» **WHAT THE TASK REQUIRES**
Please output every line of the material as it stands, without the pictures.

» **GIVEN MATERIAL**
________

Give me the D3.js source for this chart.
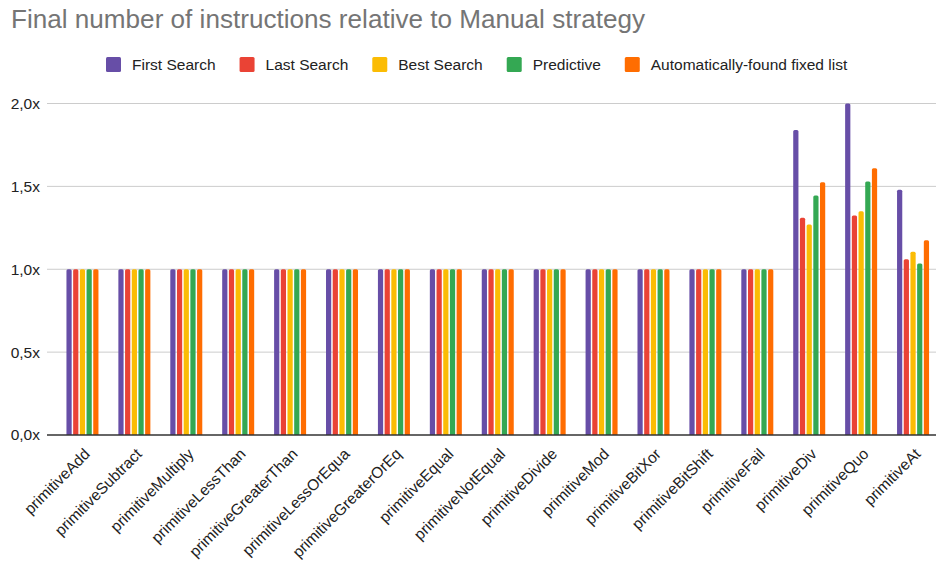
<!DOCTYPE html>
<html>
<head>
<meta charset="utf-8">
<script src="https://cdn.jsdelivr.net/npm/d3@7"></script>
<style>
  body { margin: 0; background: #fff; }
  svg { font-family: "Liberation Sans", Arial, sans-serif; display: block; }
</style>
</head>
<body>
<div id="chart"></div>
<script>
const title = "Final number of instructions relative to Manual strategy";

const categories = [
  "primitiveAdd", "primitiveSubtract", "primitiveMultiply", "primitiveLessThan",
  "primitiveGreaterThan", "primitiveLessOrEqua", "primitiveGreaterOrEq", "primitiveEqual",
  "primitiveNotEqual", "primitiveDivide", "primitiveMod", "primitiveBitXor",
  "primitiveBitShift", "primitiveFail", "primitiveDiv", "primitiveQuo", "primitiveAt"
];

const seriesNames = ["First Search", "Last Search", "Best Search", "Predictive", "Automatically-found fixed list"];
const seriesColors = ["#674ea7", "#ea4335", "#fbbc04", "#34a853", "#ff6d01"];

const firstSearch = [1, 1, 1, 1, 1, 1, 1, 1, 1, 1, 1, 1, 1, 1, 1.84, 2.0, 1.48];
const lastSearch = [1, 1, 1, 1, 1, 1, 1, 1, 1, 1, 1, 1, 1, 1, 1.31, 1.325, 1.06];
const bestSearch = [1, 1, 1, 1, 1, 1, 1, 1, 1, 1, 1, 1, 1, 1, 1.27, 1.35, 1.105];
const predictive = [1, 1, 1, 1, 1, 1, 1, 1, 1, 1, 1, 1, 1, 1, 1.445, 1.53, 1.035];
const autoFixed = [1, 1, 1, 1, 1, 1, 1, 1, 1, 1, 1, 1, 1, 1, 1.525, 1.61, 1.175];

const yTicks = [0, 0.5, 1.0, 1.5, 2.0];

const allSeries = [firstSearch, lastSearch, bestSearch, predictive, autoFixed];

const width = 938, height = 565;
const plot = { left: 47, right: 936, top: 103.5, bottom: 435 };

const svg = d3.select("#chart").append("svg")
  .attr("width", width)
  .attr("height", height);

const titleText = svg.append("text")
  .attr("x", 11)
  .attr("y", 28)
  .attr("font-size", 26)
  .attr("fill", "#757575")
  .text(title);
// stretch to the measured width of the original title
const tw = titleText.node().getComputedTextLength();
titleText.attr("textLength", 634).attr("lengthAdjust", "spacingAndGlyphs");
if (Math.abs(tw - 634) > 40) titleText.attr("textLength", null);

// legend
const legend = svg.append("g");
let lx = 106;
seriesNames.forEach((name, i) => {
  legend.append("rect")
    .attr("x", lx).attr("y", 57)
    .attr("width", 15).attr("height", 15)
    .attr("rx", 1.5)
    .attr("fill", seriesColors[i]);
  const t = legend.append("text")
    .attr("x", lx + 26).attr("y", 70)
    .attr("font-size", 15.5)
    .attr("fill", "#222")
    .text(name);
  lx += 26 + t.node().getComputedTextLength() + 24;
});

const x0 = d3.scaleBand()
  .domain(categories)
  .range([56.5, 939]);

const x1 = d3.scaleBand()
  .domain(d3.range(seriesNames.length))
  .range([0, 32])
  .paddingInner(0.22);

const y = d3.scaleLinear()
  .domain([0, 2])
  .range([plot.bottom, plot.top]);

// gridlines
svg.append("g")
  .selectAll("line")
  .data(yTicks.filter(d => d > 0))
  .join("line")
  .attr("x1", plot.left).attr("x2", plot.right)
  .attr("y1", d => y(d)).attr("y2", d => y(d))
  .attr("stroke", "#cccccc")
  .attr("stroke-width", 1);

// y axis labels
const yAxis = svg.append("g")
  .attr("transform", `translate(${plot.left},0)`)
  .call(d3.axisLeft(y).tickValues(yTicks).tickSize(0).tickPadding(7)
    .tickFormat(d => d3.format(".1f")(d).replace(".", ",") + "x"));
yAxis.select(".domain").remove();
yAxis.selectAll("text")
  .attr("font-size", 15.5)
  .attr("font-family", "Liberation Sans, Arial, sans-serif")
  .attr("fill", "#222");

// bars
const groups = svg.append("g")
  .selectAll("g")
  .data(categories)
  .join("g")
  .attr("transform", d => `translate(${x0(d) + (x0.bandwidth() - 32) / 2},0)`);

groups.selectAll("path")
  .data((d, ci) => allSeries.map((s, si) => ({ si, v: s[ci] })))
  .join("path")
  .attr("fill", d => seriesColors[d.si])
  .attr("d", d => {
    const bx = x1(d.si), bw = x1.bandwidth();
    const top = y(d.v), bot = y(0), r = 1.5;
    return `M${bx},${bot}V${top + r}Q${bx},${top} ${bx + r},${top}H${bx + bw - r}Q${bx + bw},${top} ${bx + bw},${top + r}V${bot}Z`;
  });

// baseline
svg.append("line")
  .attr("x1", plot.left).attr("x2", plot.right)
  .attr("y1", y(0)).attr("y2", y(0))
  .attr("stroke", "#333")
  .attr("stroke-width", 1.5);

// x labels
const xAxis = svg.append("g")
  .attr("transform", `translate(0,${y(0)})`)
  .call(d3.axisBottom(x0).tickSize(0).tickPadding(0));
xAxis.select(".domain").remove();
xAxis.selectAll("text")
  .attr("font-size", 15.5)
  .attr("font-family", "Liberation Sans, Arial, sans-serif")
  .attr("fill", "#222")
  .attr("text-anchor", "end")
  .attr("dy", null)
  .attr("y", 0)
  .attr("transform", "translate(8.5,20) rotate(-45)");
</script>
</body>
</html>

________

» **WORKED ANSWER**
Give me the D3.js source for this chart.
<!DOCTYPE html>
<html>
<head>
<meta charset="utf-8">
<script src="https://cdn.jsdelivr.net/npm/d3@7"></script>
<style>
  body { margin: 0; background: #fff; }
  svg { font-family: "Liberation Sans", Arial, sans-serif; display: block; }
</style>
</head>
<body>
<div id="chart"></div>
<script>
const title = "Final number of instructions relative to Manual strategy";

const categories = [
  "primitiveAdd", "primitiveSubtract", "primitiveMultiply", "primitiveLessThan",
  "primitiveGreaterThan", "primitiveLessOrEqua", "primitiveGreaterOrEq", "primitiveEqual",
  "primitiveNotEqual", "primitiveDivide", "primitiveMod", "primitiveBitXor",
  "primitiveBitShift", "primitiveFail", "primitiveDiv", "primitiveQuo", "primitiveAt"
];

const seriesNames = ["First Search", "Last Search", "Best Search", "Predictive", "Automatically-found fixed list"];
const seriesColors = ["#674ea7", "#ea4335", "#fbbc04", "#34a853", "#ff6d01"];

const firstSearch = [1, 1, 1, 1, 1, 1, 1, 1, 1, 1, 1, 1, 1, 1, 1.84, 2.0, 1.48];
const lastSearch = [1, 1, 1, 1, 1, 1, 1, 1, 1, 1, 1, 1, 1, 1, 1.31, 1.325, 1.06];
const bestSearch = [1, 1, 1, 1, 1, 1, 1, 1, 1, 1, 1, 1, 1, 1, 1.27, 1.35, 1.105];
const predictive = [1, 1, 1, 1, 1, 1, 1, 1, 1, 1, 1, 1, 1, 1, 1.445, 1.53, 1.035];
const autoFixed = [1, 1, 1, 1, 1, 1, 1, 1, 1, 1, 1, 1, 1, 1, 1.525, 1.61, 1.175];

const yTicks = [0, 0.5, 1.0, 1.5, 2.0];

const allSeries = [firstSearch, lastSearch, bestSearch, predictive, autoFixed];

const width = 938, height = 565;
const plot = { left: 47, right: 936, top: 103.5, bottom: 435 };

const svg = d3.select("#chart").append("svg")
  .attr("width", width)
  .attr("height", height);

const titleText = svg.append("text")
  .attr("x", 11)
  .attr("y", 28)
  .attr("font-size", 26)
  .attr("fill", "#757575")
  .text(title);
// stretch to the measured width of the original title
const tw = titleText.node().getComputedTextLength();
titleText.attr("textLength", 634).attr("lengthAdjust", "spacingAndGlyphs");
if (Math.abs(tw - 634) > 40) titleText.attr("textLength", null);

// legend
const legend = svg.append("g");
let lx = 106;
seriesNames.forEach((name, i) => {
  legend.append("rect")
    .attr("x", lx).attr("y", 57)
    .attr("width", 15).attr("height", 15)
    .attr("rx", 1.5)
    .attr("fill", seriesColors[i]);
  const t = legend.append("text")
    .attr("x", lx + 26).attr("y", 70)
    .attr("font-size", 15.5)
    .attr("fill", "#222")
    .text(name);
  lx += 26 + t.node().getComputedTextLength() + 24;
});

const x0 = d3.scaleBand()
  .domain(categories)
  .range([56.5, 939]);

const x1 = d3.scaleBand()
  .domain(d3.range(seriesNames.length))
  .range([0, 32])
  .paddingInner(0.22);

const y = d3.scaleLinear()
  .domain([0, 2])
  .range([plot.bottom, plot.top]);

// gridlines
svg.append("g")
  .selectAll("line")
  .data(yTicks.filter(d => d > 0))
  .join("line")
  .attr("x1", plot.left).attr("x2", plot.right)
  .attr("y1", d => y(d)).attr("y2", d => y(d))
  .attr("stroke", "#cccccc")
  .attr("stroke-width", 1);

// y axis labels
const yAxis = svg.append("g")
  .attr("transform", `translate(${plot.left},0)`)
  .call(d3.axisLeft(y).tickValues(yTicks).tickSize(0).tickPadding(7)
    .tickFormat(d => d3.format(".1f")(d).replace(".", ",") + "x"));
yAxis.select(".domain").remove();
yAxis.selectAll("text")
  .attr("font-size", 15.5)
  .attr("font-family", "Liberation Sans, Arial, sans-serif")
  .attr("fill", "#222");

// bars
const groups = svg.append("g")
  .selectAll("g")
  .data(categories)
  .join("g")
  .attr("transform", d => `translate(${x0(d) + (x0.bandwidth() - 32) / 2},0)`);

groups.selectAll("path")
  .data((d, ci) => allSeries.map((s, si) => ({ si, v: s[ci] })))
  .join("path")
  .attr("fill", d => seriesColors[d.si])
  .attr("d", d => {
    const bx = x1(d.si), bw = x1.bandwidth();
    const top = y(d.v), bot = y(0), r = 1.5;
    return `M${bx},${bot}V${top + r}Q${bx},${top} ${bx + r},${top}H${bx + bw - r}Q${bx + bw},${top} ${bx + bw},${top + r}V${bot}Z`;
  });

// baseline
svg.append("line")
  .attr("x1", plot.left).attr("x2", plot.right)
  .attr("y1", y(0)).attr("y2", y(0))
  .attr("stroke", "#333")
  .attr("stroke-width", 1.5);

// x labels
const xAxis = svg.append("g")
  .attr("transform", `translate(0,${y(0)})`)
  .call(d3.axisBottom(x0).tickSize(0).tickPadding(0));
xAxis.select(".domain").remove();
xAxis.selectAll("text")
  .attr("font-size", 15.5)
  .attr("font-family", "Liberation Sans, Arial, sans-serif")
  .attr("fill", "#222")
  .attr("text-anchor", "end")
  .attr("dy", null)
  .attr("y", 0)
  .attr("transform", "translate(8.5,20) rotate(-45)");
</script>
</body>
</html>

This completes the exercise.